Return the lines below exactly, from the first line to the line that contains "175, 200, 225];". Leave out pictures.

------------------------------------

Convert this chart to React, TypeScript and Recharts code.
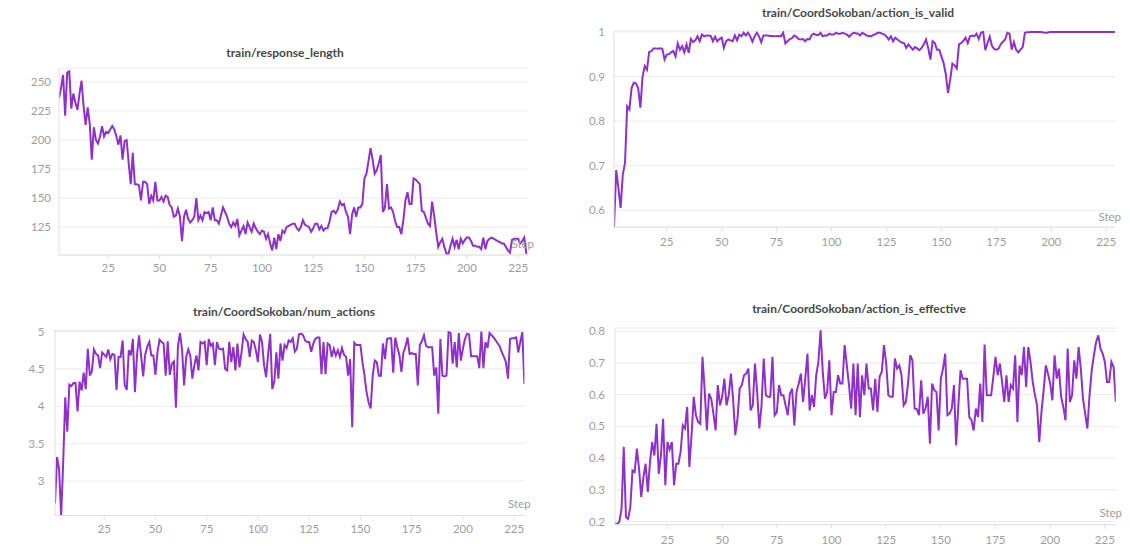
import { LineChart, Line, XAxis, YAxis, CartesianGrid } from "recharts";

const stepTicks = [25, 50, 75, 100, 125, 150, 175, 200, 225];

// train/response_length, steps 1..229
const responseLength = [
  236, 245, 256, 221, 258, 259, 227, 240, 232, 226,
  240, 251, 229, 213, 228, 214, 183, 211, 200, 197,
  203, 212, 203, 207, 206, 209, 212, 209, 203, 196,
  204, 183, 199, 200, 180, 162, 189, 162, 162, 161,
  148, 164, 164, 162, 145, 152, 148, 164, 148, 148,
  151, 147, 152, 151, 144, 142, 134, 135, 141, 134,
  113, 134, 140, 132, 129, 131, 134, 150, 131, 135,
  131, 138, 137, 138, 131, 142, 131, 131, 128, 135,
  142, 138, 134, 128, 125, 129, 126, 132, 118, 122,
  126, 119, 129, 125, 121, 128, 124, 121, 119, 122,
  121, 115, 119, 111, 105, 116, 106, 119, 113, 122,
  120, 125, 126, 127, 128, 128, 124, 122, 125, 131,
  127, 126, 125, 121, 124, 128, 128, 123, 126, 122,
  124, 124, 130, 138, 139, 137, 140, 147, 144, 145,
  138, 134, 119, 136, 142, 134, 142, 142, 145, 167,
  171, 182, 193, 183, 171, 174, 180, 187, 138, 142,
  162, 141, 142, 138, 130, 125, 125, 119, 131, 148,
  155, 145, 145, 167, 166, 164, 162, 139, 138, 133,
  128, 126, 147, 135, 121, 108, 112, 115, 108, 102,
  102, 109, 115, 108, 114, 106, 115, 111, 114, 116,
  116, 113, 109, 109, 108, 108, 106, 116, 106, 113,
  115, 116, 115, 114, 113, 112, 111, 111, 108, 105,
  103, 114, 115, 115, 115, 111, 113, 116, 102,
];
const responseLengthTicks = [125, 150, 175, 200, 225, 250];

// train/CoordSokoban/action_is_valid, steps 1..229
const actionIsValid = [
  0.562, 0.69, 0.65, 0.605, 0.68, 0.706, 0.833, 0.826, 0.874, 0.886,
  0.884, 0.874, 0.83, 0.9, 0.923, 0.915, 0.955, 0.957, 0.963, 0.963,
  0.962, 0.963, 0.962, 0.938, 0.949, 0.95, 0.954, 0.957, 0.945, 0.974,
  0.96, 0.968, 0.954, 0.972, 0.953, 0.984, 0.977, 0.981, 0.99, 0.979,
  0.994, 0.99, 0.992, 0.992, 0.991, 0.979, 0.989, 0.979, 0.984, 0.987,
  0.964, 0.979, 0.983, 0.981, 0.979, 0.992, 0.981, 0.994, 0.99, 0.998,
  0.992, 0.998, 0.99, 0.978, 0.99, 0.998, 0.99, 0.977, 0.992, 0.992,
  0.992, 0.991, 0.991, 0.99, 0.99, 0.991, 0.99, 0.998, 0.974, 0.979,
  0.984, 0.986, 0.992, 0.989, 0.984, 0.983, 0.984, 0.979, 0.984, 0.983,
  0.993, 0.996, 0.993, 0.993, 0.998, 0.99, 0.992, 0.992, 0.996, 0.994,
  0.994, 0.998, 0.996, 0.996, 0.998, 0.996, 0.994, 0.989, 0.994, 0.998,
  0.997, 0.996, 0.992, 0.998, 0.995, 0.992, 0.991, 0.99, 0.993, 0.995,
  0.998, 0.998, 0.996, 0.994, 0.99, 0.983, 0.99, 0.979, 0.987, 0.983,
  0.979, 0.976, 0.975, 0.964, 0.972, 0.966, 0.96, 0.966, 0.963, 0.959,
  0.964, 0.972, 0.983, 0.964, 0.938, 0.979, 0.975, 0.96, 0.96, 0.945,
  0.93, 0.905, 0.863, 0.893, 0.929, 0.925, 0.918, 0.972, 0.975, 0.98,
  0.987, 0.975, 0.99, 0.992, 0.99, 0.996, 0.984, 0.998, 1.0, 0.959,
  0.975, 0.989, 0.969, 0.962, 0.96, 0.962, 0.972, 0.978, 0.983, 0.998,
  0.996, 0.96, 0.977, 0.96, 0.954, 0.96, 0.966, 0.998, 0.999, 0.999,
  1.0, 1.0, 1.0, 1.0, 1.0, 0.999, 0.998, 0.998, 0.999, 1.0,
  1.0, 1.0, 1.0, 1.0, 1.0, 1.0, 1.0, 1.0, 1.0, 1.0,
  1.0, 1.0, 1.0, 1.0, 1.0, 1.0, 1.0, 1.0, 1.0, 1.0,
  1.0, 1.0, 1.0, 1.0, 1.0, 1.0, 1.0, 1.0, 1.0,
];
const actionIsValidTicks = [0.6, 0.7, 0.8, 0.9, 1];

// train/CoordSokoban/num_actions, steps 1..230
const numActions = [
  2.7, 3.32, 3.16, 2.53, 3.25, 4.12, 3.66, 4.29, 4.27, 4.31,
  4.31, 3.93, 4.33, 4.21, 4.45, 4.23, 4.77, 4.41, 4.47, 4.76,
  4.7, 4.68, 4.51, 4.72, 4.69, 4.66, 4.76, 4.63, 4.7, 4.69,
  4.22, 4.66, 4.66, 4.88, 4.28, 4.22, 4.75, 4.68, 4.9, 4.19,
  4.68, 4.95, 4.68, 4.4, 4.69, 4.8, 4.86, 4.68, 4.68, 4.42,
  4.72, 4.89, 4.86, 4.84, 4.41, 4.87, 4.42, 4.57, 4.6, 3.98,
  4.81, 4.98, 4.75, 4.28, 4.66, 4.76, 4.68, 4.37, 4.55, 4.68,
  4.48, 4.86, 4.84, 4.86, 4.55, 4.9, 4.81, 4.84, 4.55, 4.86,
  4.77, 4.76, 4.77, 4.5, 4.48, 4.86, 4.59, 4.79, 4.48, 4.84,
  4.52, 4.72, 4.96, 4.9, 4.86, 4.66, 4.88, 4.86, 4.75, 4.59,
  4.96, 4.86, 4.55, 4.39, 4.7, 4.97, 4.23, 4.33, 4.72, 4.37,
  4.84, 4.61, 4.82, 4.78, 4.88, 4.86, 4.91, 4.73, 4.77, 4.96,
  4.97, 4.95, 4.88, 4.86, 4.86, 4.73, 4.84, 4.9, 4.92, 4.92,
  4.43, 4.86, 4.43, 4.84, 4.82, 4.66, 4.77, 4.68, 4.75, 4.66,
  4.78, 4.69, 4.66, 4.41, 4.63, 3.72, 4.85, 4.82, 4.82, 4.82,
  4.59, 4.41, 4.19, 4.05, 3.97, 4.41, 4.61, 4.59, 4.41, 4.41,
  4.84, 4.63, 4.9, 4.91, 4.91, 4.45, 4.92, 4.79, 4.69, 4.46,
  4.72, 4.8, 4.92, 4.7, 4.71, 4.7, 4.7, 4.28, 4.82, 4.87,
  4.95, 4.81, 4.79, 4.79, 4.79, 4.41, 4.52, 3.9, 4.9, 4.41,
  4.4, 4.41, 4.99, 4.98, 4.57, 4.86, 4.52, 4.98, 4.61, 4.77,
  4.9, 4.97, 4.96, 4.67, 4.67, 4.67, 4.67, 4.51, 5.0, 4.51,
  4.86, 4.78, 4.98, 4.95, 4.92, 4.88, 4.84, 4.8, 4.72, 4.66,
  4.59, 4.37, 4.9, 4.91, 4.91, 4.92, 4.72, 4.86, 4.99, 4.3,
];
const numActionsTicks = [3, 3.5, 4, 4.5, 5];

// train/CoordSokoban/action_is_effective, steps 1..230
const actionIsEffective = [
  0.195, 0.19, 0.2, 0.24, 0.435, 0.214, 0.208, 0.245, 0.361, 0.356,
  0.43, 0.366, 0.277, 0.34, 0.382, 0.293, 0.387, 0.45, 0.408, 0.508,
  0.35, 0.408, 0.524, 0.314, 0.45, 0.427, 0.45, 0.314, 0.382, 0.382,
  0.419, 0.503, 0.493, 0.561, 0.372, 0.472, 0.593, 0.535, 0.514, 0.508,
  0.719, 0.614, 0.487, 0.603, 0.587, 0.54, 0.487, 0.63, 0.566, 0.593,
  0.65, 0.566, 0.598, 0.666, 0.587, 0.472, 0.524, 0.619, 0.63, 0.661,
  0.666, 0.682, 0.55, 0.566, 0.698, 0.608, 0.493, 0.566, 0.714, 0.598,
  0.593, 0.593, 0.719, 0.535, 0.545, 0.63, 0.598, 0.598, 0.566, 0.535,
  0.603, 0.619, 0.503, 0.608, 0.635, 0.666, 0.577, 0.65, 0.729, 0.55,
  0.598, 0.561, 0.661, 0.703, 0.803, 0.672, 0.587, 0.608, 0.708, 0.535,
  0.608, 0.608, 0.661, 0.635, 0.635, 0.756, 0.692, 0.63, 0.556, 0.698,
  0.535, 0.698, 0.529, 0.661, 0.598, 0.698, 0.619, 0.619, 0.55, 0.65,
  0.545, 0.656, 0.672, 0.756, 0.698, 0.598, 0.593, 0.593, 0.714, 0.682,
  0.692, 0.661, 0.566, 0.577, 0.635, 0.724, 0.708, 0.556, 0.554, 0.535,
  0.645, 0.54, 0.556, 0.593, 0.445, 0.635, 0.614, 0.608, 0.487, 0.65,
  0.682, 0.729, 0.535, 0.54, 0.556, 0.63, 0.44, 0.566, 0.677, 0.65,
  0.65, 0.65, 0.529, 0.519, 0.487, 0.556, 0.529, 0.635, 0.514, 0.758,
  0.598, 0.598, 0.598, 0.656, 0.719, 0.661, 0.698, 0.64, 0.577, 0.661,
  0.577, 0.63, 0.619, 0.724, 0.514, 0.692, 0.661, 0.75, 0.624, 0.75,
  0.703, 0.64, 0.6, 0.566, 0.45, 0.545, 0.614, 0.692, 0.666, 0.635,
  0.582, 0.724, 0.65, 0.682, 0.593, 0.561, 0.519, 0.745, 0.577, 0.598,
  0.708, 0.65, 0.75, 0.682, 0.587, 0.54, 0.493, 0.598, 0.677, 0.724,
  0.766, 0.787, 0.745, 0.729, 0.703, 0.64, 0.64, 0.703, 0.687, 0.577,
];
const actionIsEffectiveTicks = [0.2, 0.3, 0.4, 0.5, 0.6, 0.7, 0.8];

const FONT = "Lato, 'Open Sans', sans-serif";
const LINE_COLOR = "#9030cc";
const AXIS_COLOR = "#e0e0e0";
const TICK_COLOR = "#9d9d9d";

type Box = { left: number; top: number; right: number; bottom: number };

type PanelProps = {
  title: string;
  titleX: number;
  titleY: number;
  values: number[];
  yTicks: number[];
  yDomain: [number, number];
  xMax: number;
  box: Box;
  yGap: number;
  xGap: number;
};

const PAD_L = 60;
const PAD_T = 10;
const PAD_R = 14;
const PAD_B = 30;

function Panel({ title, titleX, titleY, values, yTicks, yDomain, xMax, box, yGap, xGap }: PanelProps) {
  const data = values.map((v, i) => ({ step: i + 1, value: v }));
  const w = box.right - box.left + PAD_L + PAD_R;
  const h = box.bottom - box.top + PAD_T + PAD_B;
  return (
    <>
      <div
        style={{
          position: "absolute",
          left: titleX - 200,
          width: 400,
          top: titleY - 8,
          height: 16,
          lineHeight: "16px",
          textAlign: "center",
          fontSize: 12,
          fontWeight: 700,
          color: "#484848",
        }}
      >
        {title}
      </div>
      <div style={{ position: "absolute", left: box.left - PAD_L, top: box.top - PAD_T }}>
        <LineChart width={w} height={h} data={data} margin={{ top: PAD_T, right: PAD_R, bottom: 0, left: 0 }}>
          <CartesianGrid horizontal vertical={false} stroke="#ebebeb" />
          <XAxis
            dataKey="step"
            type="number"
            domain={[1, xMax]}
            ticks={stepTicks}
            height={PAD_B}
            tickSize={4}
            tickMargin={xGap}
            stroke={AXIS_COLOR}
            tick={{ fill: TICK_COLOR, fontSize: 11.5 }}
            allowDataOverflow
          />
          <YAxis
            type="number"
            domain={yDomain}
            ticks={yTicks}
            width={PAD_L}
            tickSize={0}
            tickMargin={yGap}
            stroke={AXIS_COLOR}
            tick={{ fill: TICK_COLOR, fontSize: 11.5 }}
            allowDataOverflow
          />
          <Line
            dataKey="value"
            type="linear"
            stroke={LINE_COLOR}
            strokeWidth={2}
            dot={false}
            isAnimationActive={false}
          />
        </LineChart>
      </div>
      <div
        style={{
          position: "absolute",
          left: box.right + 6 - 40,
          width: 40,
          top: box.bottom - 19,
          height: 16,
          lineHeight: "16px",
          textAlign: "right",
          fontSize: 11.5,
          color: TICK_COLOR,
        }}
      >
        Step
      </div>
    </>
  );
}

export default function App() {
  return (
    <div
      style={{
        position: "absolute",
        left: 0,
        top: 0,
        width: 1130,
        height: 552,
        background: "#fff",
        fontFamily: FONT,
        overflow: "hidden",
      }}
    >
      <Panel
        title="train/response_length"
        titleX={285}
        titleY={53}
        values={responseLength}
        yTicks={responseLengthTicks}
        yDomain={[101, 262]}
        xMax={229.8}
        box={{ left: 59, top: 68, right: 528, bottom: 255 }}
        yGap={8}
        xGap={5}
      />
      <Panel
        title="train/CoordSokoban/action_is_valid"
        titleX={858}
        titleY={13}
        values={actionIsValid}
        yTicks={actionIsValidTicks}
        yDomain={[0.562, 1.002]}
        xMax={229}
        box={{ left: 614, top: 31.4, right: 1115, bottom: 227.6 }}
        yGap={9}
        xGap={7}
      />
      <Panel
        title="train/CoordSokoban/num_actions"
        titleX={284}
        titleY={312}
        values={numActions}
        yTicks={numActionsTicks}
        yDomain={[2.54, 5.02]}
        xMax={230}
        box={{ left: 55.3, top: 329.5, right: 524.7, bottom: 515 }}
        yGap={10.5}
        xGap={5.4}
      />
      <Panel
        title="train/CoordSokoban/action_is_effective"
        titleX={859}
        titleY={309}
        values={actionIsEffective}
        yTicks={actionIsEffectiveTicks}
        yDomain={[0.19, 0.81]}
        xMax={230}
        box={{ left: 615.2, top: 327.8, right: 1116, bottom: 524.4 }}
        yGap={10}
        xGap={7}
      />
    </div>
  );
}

------------------------------------

▶ **Task response**
Convert this chart to React, TypeScript and Recharts code.
import { LineChart, Line, XAxis, YAxis, CartesianGrid } from "recharts";

const stepTicks = [25, 50, 75, 100, 125, 150, 175, 200, 225];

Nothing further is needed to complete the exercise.